School Pranksters Offered Diversion

At least one parent says they will fight the charges


None of the Payson High School students involved in the senior prank will face criminal charges, providing they accept a plea bargain and complete a diversion program.

Some students are interested in going to court to fight the charges, which could result in two years prison time and a maximum fine of $150,000 if convicted.

The 20 students involved glued pennies to the sidewalk and doors of the school, deflated tires on buses, painted "Class of 08" on the track, sprayed silly string and broke electrical boxes on the football field May 11.

Gila County Attorney Daisy Flores said, "all of the suspects involved in the incident wherein there was sufficient evidence to pursue criminal charges will be offered diversion of some sort."

Initially, many of the students faced multiple criminal and felony charges. Flores said of the 20 students, only one will not face charges or have to attend the diversion program.

The other 19 students received a letter from the attorney's office offering two options.

The first is to complete an adult diversion program through Gila County.

Details of the program include: pay the school compensation of $129.33-$250, enter a one-year adult diversion contract, report to a diversion officer, perform 50 hours of community service, pay the diversion fee of $600-$1,000, be a full-time student or employed, give a taped admission to the crime and submit to counseling as ordered.

The second option is to face charges of aggravated criminal damage, a class five felony, or another charge.

Flores said the diversion offered to each suspect depends on his or her age and participation in the incident. Suspects close in age to 18, will have to attend adult diversion.

"If they accept the diversion offer, these young people will be able to pay restitution, learn a lesson and still be productive and successful adults," Flores said.

As of Wednesday, only three of the 20 students had received a letter, said Lynn Sommars, one of the parents.

Another parent, Tom Loeffler, said he heard a dozen students had received it.

Mike and Lynn Sommars, whose 17-year-old teen glued pennies to the sidewalk, said they would choose the diversion program.

Aaron Loeffler, 18, faces two possible felonies -- fifth-degree aggravated criminal damage and burglary in the fifth degree. He plans to go to court to fight the ruling.

He said he knew of two students who were also interested in going to court, and one student who was going to do the diversion program.

Aaron said he couldn't take the diversion program because he would have to give a taped admission to committing the two felonies, which he feels he did not commit.

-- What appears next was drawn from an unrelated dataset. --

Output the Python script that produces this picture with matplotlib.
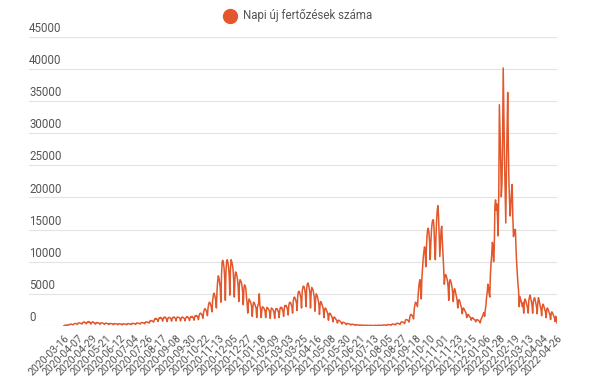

"I can't legally plead guilty to those crimes," Aaron said.

Shortly after the incident in May, the Sommars teen, along with other students, went to the school, admitted their participation, apologized and offered to make up for the damage.

"We went down to the principal and offered to pay for the repairs or do community service," Lynn said. "The principal told us they don't want anything."

Lynn said she is mad the courts had to be involved and taxpayers' money wasted when it could have been settled out of court.

"The fact that they turned us down for everything we offered and then the court orders it," is upsetting, she said.

After sending an apology letter to the school, the Sommars thought the matter was over.

Aaron said everyone thought the charges were going to be dropped because they did not hear anything for two months.

Receiving the letter in the mail "was a big shock at first," he said.

"I can't believe they would go through with felony charges," Aaron said. "I can understand some kids would get felonies, but all I did was put silly string on one bus window and auditorium windows."

Police told the students at the time of the incident that if they cooperated, authorities would go easy on them, Mike said.

"We were told if they confessed, everything would be fine," he said.

Payson Police Chief Don Engler said past pranks were not at the level of this one.

The amount of damage caused, $6,800, is more than anyone guessed, he said. The students may not have intended to cause permanent damage, but they did.

Aaron said no one intended to have it turn out like this. "No one knew tires were going to be deflated."

Many of the parents feel the punishment does not fit the crime committed.

"This is malicious prosecution on the part of the attorney," Mike said.

"The punishment should fit the crime," Tom said. "He could be charged with a felony for silly string."

Engler said a diversion program is lenient for the damage caused.

"The bottom line is that each individual will need to take responsibility for their actions through entering the diversion program and, in turn, if they successfully complete diversion they will receive the benefit of having no formal criminal charges or conviction on their permanent record," Flores said.

When asked why it took two months to determine what to charge the students with, Flores said she wanted to consider all suspects' cases at the same time and have a consistent approach.

"We do not make a decision until we have all information available to make a fair and justified decision," Flores said.

Before students went off to college, action could have been taken, Lynn said. Many of the students went or are leaving for college.

She said she asked her child what they were thinking on that night.

"They said they wanted never to be forgotten, ‘we loved our school.'"

In 2007, students spray-painted on the ground in front of the school, Lynn said. "They were thinking it is almost a tradition."

Payson High School Principal Roy Sandoval said seniors were warned about pranks this year.

"The impetus behind a senior prank seems to be to make an indelible mark on your class in history," Sandoval said.

Seniors are encouraged this year to create a senior project that would be a service to the community and honor their senior class, he said.

"Our desire is to create traditions that students, parents, staff and the community can proudly recognize," Sandoval said.